_Raw data_
>> BEGIN

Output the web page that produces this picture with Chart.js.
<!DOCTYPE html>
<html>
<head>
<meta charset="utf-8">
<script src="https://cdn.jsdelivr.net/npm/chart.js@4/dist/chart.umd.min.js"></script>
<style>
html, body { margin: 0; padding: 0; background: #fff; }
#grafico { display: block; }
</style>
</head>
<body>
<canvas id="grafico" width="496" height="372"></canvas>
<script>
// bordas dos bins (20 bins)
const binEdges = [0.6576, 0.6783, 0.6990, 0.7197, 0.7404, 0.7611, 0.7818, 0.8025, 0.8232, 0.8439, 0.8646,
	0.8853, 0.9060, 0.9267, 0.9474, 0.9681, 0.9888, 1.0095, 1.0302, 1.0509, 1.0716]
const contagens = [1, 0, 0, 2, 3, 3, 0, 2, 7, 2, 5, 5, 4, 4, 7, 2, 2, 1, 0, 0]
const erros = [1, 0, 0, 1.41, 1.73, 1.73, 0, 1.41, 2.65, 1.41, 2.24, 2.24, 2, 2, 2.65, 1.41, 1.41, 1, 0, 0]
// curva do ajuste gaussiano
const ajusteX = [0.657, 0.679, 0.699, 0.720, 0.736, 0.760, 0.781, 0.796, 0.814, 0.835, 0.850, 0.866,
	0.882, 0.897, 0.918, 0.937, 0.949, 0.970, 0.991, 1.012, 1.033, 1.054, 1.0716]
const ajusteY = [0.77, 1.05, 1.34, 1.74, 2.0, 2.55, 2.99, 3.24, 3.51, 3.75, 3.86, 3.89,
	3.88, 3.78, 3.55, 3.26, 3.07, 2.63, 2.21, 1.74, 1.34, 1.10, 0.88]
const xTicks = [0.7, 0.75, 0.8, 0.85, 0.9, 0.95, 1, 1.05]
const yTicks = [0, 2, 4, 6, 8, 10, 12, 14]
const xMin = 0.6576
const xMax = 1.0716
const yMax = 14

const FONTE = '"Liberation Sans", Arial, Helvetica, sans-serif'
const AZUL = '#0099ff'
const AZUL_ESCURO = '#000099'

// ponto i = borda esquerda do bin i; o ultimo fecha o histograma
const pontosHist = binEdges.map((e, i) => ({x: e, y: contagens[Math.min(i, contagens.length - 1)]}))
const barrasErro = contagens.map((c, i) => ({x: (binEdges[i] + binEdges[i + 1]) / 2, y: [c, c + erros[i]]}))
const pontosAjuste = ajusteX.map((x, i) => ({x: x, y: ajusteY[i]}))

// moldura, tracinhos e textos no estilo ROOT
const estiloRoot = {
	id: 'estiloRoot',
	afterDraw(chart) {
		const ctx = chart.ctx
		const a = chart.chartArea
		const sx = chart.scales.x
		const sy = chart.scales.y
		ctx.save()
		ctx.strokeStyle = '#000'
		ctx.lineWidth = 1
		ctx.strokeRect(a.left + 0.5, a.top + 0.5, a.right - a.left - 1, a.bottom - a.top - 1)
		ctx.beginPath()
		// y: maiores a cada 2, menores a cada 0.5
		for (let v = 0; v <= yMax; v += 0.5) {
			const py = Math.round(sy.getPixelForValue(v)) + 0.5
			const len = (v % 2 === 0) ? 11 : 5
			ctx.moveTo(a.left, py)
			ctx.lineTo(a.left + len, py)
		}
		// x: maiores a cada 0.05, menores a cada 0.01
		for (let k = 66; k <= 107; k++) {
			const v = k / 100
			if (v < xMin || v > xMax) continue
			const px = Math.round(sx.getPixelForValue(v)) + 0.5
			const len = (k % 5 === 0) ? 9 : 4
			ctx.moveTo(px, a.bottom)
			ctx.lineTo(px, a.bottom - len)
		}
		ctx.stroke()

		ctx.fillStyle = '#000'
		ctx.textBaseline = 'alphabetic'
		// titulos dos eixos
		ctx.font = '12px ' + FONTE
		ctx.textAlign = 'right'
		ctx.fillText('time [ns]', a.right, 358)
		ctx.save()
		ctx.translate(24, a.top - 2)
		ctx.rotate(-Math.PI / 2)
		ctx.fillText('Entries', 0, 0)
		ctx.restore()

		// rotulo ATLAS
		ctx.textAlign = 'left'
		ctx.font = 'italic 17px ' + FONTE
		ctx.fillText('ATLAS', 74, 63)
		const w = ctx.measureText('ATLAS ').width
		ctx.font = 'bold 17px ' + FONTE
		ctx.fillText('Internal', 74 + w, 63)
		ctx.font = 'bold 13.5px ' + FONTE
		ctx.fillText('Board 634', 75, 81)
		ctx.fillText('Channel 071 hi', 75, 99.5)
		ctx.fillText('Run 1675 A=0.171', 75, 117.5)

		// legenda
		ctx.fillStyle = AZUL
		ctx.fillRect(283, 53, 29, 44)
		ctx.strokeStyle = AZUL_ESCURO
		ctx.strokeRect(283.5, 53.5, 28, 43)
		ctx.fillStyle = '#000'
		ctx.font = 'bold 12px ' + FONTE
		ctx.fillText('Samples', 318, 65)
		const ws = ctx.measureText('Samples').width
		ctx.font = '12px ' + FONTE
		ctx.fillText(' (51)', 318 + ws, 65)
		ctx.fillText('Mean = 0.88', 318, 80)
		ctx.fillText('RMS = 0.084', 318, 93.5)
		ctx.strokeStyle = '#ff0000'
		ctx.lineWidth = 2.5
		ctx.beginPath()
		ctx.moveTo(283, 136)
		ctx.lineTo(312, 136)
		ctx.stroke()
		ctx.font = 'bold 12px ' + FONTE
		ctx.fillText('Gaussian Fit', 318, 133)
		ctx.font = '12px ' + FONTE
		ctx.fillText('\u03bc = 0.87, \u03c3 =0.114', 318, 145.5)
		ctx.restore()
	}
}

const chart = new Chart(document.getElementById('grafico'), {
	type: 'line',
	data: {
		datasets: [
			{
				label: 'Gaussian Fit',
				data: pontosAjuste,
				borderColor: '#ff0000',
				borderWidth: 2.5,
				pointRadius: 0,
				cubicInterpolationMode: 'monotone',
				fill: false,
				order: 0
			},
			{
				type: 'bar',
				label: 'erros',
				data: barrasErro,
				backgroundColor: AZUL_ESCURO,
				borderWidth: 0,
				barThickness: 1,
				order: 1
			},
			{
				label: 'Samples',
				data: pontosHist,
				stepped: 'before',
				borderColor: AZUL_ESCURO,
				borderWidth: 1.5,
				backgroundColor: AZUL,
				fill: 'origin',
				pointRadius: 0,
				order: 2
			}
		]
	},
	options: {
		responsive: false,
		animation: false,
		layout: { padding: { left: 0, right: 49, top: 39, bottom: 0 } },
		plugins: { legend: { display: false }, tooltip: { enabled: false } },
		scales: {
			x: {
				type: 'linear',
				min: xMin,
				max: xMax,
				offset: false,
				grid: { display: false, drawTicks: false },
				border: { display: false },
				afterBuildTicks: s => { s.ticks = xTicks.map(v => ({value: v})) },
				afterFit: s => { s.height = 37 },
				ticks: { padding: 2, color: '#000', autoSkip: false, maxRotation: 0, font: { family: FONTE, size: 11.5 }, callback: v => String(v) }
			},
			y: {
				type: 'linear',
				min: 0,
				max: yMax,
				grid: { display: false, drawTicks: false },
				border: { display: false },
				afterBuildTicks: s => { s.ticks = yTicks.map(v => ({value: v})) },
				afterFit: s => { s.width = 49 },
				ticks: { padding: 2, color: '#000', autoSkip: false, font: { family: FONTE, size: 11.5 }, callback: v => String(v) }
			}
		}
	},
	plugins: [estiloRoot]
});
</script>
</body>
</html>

>> END

_Task to complete_
Make an exact copy of every line in the data.

_Exercise answer_
Output the web page that produces this picture with Chart.js.
<!DOCTYPE html>
<html>
<head>
<meta charset="utf-8">
<script src="https://cdn.jsdelivr.net/npm/chart.js@4/dist/chart.umd.min.js"></script>
<style>
html, body { margin: 0; padding: 0; background: #fff; }
#grafico { display: block; }
</style>
</head>
<body>
<canvas id="grafico" width="496" height="372"></canvas>
<script>
// bordas dos bins (20 bins)
const binEdges = [0.6576, 0.6783, 0.6990, 0.7197, 0.7404, 0.7611, 0.7818, 0.8025, 0.8232, 0.8439, 0.8646,
	0.8853, 0.9060, 0.9267, 0.9474, 0.9681, 0.9888, 1.0095, 1.0302, 1.0509, 1.0716]
const contagens = [1, 0, 0, 2, 3, 3, 0, 2, 7, 2, 5, 5, 4, 4, 7, 2, 2, 1, 0, 0]
const erros = [1, 0, 0, 1.41, 1.73, 1.73, 0, 1.41, 2.65, 1.41, 2.24, 2.24, 2, 2, 2.65, 1.41, 1.41, 1, 0, 0]
// curva do ajuste gaussiano
const ajusteX = [0.657, 0.679, 0.699, 0.720, 0.736, 0.760, 0.781, 0.796, 0.814, 0.835, 0.850, 0.866,
	0.882, 0.897, 0.918, 0.937, 0.949, 0.970, 0.991, 1.012, 1.033, 1.054, 1.0716]
const ajusteY = [0.77, 1.05, 1.34, 1.74, 2.0, 2.55, 2.99, 3.24, 3.51, 3.75, 3.86, 3.89,
	3.88, 3.78, 3.55, 3.26, 3.07, 2.63, 2.21, 1.74, 1.34, 1.10, 0.88]
const xTicks = [0.7, 0.75, 0.8, 0.85, 0.9, 0.95, 1, 1.05]
const yTicks = [0, 2, 4, 6, 8, 10, 12, 14]
const xMin = 0.6576
const xMax = 1.0716
const yMax = 14

const FONTE = '"Liberation Sans", Arial, Helvetica, sans-serif'
const AZUL = '#0099ff'
const AZUL_ESCURO = '#000099'

// ponto i = borda esquerda do bin i; o ultimo fecha o histograma
const pontosHist = binEdges.map((e, i) => ({x: e, y: contagens[Math.min(i, contagens.length - 1)]}))
const barrasErro = contagens.map((c, i) => ({x: (binEdges[i] + binEdges[i + 1]) / 2, y: [c, c + erros[i]]}))
const pontosAjuste = ajusteX.map((x, i) => ({x: x, y: ajusteY[i]}))

// moldura, tracinhos e textos no estilo ROOT
const estiloRoot = {
	id: 'estiloRoot',
	afterDraw(chart) {
		const ctx = chart.ctx
		const a = chart.chartArea
		const sx = chart.scales.x
		const sy = chart.scales.y
		ctx.save()
		ctx.strokeStyle = '#000'
		ctx.lineWidth = 1
		ctx.strokeRect(a.left + 0.5, a.top + 0.5, a.right - a.left - 1, a.bottom - a.top - 1)
		ctx.beginPath()
		// y: maiores a cada 2, menores a cada 0.5
		for (let v = 0; v <= yMax; v += 0.5) {
			const py = Math.round(sy.getPixelForValue(v)) + 0.5
			const len = (v % 2 === 0) ? 11 : 5
			ctx.moveTo(a.left, py)
			ctx.lineTo(a.left + len, py)
		}
		// x: maiores a cada 0.05, menores a cada 0.01
		for (let k = 66; k <= 107; k++) {
			const v = k / 100
			if (v < xMin || v > xMax) continue
			const px = Math.round(sx.getPixelForValue(v)) + 0.5
			const len = (k % 5 === 0) ? 9 : 4
			ctx.moveTo(px, a.bottom)
			ctx.lineTo(px, a.bottom - len)
		}
		ctx.stroke()

		ctx.fillStyle = '#000'
		ctx.textBaseline = 'alphabetic'
		// titulos dos eixos
		ctx.font = '12px ' + FONTE
		ctx.textAlign = 'right'
		ctx.fillText('time [ns]', a.right, 358)
		ctx.save()
		ctx.translate(24, a.top - 2)
		ctx.rotate(-Math.PI / 2)
		ctx.fillText('Entries', 0, 0)
		ctx.restore()

		// rotulo ATLAS
		ctx.textAlign = 'left'
		ctx.font = 'italic 17px ' + FONTE
		ctx.fillText('ATLAS', 74, 63)
		const w = ctx.measureText('ATLAS ').width
		ctx.font = 'bold 17px ' + FONTE
		ctx.fillText('Internal', 74 + w, 63)
		ctx.font = 'bold 13.5px ' + FONTE
		ctx.fillText('Board 634', 75, 81)
		ctx.fillText('Channel 071 hi', 75, 99.5)
		ctx.fillText('Run 1675 A=0.171', 75, 117.5)

		// legenda
		ctx.fillStyle = AZUL
		ctx.fillRect(283, 53, 29, 44)
		ctx.strokeStyle = AZUL_ESCURO
		ctx.strokeRect(283.5, 53.5, 28, 43)
		ctx.fillStyle = '#000'
		ctx.font = 'bold 12px ' + FONTE
		ctx.fillText('Samples', 318, 65)
		const ws = ctx.measureText('Samples').width
		ctx.font = '12px ' + FONTE
		ctx.fillText(' (51)', 318 + ws, 65)
		ctx.fillText('Mean = 0.88', 318, 80)
		ctx.fillText('RMS = 0.084', 318, 93.5)
		ctx.strokeStyle = '#ff0000'
		ctx.lineWidth = 2.5
		ctx.beginPath()
		ctx.moveTo(283, 136)
		ctx.lineTo(312, 136)
		ctx.stroke()
		ctx.font = 'bold 12px ' + FONTE
		ctx.fillText('Gaussian Fit', 318, 133)
		ctx.font = '12px ' + FONTE
		ctx.fillText('\u03bc = 0.87, \u03c3 =0.114', 318, 145.5)
		ctx.restore()
	}
}

const chart = new Chart(document.getElementById('grafico'), {
	type: 'line',
	data: {
		datasets: [
			{
				label: 'Gaussian Fit',
				data: pontosAjuste,
				borderColor: '#ff0000',
				borderWidth: 2.5,
				pointRadius: 0,
				cubicInterpolationMode: 'monotone',
				fill: false,
				order: 0
			},
			{
				type: 'bar',
				label: 'erros',
				data: barrasErro,
				backgroundColor: AZUL_ESCURO,
				borderWidth: 0,
				barThickness: 1,
				order: 1
			},
			{
				label: 'Samples',
				data: pontosHist,
				stepped: 'before',
				borderColor: AZUL_ESCURO,
				borderWidth: 1.5,
				backgroundColor: AZUL,
				fill: 'origin',
				pointRadius: 0,
				order: 2
			}
		]
	},
	options: {
		responsive: false,
		animation: false,
		layout: { padding: { left: 0, right: 49, top: 39, bottom: 0 } },
		plugins: { legend: { display: false }, tooltip: { enabled: false } },
		scales: {
			x: {
				type: 'linear',
				min: xMin,
				max: xMax,
				offset: false,
				grid: { display: false, drawTicks: false },
				border: { display: false },
				afterBuildTicks: s => { s.ticks = xTicks.map(v => ({value: v})) },
				afterFit: s => { s.height = 37 },
				ticks: { padding: 2, color: '#000', autoSkip: false, maxRotation: 0, font: { family: FONTE, size: 11.5 }, callback: v => String(v) }
			},
			y: {
				type: 'linear',
				min: 0,
				max: yMax,
				grid: { display: false, drawTicks: false },
				border: { display: false },
				afterBuildTicks: s => { s.ticks = yTicks.map(v => ({value: v})) },
				afterFit: s => { s.width = 49 },
				ticks: { padding: 2, color: '#000', autoSkip: false, font: { family: FONTE, size: 11.5 }, callback: v => String(v) }
			}
		}
	},
	plugins: [estiloRoot]
});
</script>
</body>
</html>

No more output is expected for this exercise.